Extract each line of the records below that contains the word "code".
►
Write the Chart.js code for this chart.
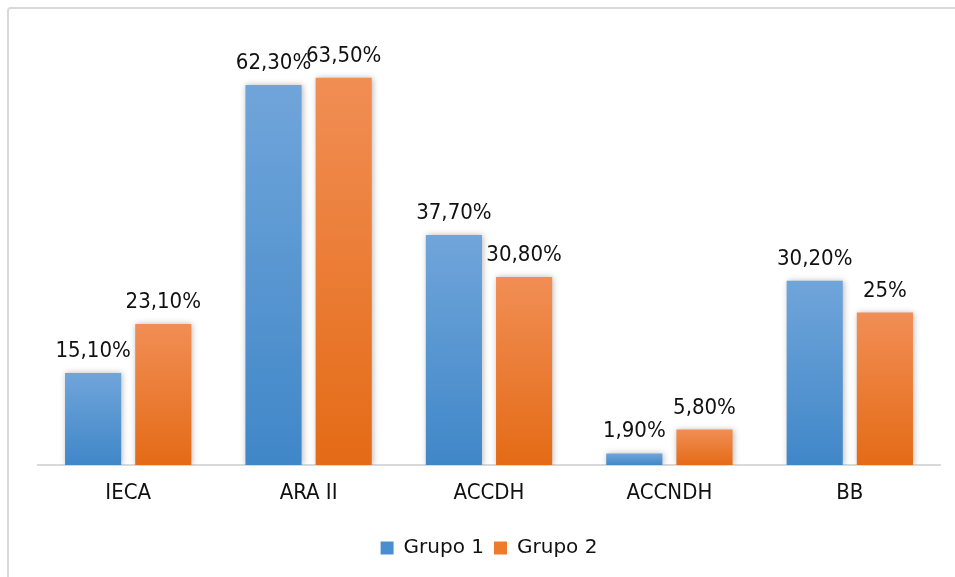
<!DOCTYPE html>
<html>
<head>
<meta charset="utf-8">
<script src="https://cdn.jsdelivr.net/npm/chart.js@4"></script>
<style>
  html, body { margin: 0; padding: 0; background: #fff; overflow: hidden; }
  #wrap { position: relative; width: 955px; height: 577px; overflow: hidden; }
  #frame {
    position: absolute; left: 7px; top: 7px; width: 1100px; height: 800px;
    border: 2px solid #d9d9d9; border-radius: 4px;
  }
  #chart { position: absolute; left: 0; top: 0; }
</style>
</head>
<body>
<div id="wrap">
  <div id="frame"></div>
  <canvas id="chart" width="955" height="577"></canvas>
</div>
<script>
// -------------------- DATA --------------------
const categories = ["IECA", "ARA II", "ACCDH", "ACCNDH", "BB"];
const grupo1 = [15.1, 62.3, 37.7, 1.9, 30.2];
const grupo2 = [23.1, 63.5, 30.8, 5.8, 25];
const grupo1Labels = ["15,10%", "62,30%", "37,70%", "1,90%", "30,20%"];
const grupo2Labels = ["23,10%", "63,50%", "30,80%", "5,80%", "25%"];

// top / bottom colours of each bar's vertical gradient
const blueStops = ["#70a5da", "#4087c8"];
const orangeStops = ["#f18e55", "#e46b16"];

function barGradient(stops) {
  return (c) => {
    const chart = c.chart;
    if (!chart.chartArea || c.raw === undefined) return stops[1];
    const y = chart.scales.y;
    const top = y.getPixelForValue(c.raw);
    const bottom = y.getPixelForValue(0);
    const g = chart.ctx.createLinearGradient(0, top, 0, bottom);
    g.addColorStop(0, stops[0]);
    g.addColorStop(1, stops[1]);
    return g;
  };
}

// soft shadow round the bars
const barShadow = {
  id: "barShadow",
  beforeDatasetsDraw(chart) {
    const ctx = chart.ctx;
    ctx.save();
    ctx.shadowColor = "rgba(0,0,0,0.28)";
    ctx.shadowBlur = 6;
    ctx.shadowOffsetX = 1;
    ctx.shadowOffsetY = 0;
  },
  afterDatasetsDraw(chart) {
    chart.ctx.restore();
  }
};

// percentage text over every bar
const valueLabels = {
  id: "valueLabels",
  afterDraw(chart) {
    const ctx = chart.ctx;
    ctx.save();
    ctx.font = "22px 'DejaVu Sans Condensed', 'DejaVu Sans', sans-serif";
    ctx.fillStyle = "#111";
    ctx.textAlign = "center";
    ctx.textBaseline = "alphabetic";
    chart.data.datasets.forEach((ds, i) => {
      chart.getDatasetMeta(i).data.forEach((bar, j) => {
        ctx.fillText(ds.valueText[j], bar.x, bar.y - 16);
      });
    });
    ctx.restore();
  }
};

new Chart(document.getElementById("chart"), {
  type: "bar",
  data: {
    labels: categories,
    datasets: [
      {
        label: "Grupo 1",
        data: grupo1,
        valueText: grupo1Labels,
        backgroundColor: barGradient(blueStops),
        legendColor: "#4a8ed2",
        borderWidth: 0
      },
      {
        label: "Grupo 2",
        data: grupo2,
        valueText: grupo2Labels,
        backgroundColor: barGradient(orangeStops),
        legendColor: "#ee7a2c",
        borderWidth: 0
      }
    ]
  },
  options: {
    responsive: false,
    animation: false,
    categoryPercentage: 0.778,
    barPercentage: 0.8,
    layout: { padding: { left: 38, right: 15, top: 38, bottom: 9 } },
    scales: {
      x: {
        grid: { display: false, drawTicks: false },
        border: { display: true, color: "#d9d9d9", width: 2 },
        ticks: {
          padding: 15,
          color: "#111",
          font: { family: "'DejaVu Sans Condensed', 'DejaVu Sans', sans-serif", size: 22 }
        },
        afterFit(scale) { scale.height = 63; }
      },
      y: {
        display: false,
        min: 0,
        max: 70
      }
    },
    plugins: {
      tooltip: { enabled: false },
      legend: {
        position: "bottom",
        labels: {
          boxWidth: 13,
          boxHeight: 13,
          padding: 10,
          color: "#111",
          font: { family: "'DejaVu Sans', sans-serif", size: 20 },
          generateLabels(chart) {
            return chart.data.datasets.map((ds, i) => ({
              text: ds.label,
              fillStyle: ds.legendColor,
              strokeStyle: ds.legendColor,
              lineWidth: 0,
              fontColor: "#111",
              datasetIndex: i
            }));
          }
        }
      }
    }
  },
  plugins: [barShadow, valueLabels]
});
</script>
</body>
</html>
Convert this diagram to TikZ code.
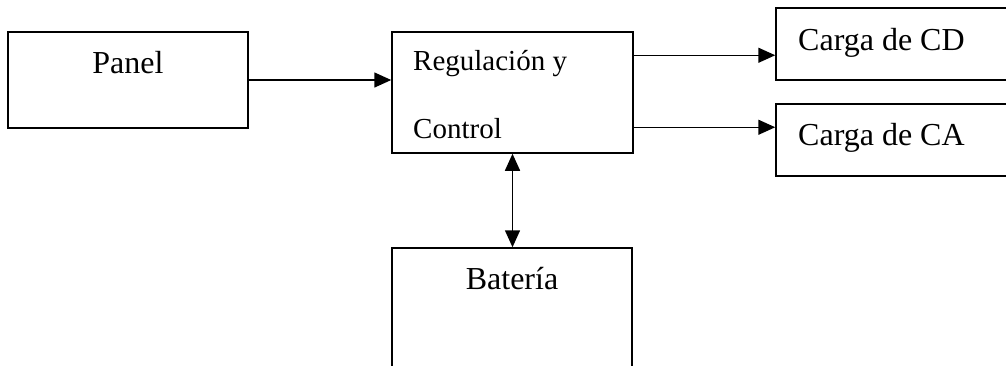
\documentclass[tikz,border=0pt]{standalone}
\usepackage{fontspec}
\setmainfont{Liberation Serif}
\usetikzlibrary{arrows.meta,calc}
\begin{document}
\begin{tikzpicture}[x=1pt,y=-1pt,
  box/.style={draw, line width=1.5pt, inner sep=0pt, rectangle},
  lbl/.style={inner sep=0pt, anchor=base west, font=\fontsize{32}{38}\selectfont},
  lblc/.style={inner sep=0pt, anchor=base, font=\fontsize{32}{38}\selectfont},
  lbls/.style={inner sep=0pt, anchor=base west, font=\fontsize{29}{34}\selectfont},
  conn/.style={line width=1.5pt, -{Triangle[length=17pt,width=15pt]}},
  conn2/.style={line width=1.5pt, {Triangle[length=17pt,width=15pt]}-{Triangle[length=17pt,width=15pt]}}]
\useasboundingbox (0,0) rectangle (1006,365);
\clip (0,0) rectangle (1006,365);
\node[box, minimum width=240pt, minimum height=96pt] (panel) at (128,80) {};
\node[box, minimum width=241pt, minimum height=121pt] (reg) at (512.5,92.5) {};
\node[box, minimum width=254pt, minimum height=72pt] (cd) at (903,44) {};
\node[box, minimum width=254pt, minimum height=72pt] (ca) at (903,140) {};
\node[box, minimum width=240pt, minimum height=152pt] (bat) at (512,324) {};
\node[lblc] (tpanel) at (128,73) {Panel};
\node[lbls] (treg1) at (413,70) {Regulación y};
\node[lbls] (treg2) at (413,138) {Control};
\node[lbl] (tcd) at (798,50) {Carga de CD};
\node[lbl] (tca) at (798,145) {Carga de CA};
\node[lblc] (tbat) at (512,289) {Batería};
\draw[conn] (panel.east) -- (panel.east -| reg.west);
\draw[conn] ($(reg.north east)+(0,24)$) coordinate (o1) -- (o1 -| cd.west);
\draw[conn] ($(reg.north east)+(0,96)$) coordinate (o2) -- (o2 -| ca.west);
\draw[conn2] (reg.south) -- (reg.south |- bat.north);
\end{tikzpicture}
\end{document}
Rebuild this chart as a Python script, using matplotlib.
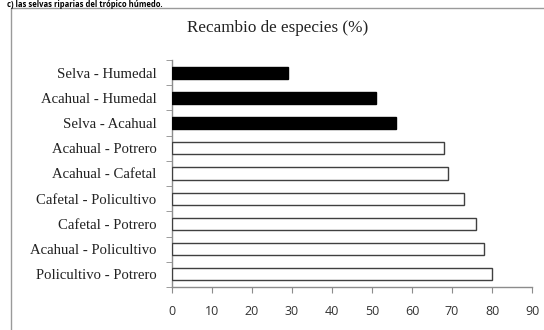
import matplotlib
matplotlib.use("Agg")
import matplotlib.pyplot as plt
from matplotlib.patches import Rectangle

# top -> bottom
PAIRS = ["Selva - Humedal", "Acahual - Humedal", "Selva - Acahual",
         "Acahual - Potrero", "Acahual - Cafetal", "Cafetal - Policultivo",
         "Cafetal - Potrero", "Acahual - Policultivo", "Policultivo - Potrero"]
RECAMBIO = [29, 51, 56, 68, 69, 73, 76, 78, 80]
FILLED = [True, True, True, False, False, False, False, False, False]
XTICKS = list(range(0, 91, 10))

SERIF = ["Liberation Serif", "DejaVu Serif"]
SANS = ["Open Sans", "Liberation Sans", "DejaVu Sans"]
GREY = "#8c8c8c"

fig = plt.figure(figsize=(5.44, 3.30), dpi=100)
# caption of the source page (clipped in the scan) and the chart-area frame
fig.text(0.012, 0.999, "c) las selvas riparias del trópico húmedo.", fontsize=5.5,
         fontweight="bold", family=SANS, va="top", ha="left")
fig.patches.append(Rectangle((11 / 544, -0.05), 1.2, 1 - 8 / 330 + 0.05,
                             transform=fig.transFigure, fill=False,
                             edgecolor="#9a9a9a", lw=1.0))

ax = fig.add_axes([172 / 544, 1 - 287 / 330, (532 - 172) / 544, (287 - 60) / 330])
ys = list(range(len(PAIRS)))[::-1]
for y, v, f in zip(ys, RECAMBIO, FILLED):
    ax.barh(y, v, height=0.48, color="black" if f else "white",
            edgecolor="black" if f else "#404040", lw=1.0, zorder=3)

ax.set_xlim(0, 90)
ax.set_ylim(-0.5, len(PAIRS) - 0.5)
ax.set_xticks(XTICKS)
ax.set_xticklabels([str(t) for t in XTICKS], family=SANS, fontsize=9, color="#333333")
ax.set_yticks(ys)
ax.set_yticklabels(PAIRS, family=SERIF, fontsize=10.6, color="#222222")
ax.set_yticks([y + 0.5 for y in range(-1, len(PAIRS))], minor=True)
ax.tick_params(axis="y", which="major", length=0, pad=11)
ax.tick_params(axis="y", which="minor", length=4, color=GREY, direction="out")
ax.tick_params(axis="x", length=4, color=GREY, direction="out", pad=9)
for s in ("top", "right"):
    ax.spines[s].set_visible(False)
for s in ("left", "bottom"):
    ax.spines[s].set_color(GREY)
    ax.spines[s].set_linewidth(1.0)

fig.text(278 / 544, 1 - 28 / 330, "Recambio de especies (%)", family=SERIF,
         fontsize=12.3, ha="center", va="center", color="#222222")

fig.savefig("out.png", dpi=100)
◄
§ FINAL RESULT
Write the Chart.js code for this chart.
Convert this diagram to TikZ code.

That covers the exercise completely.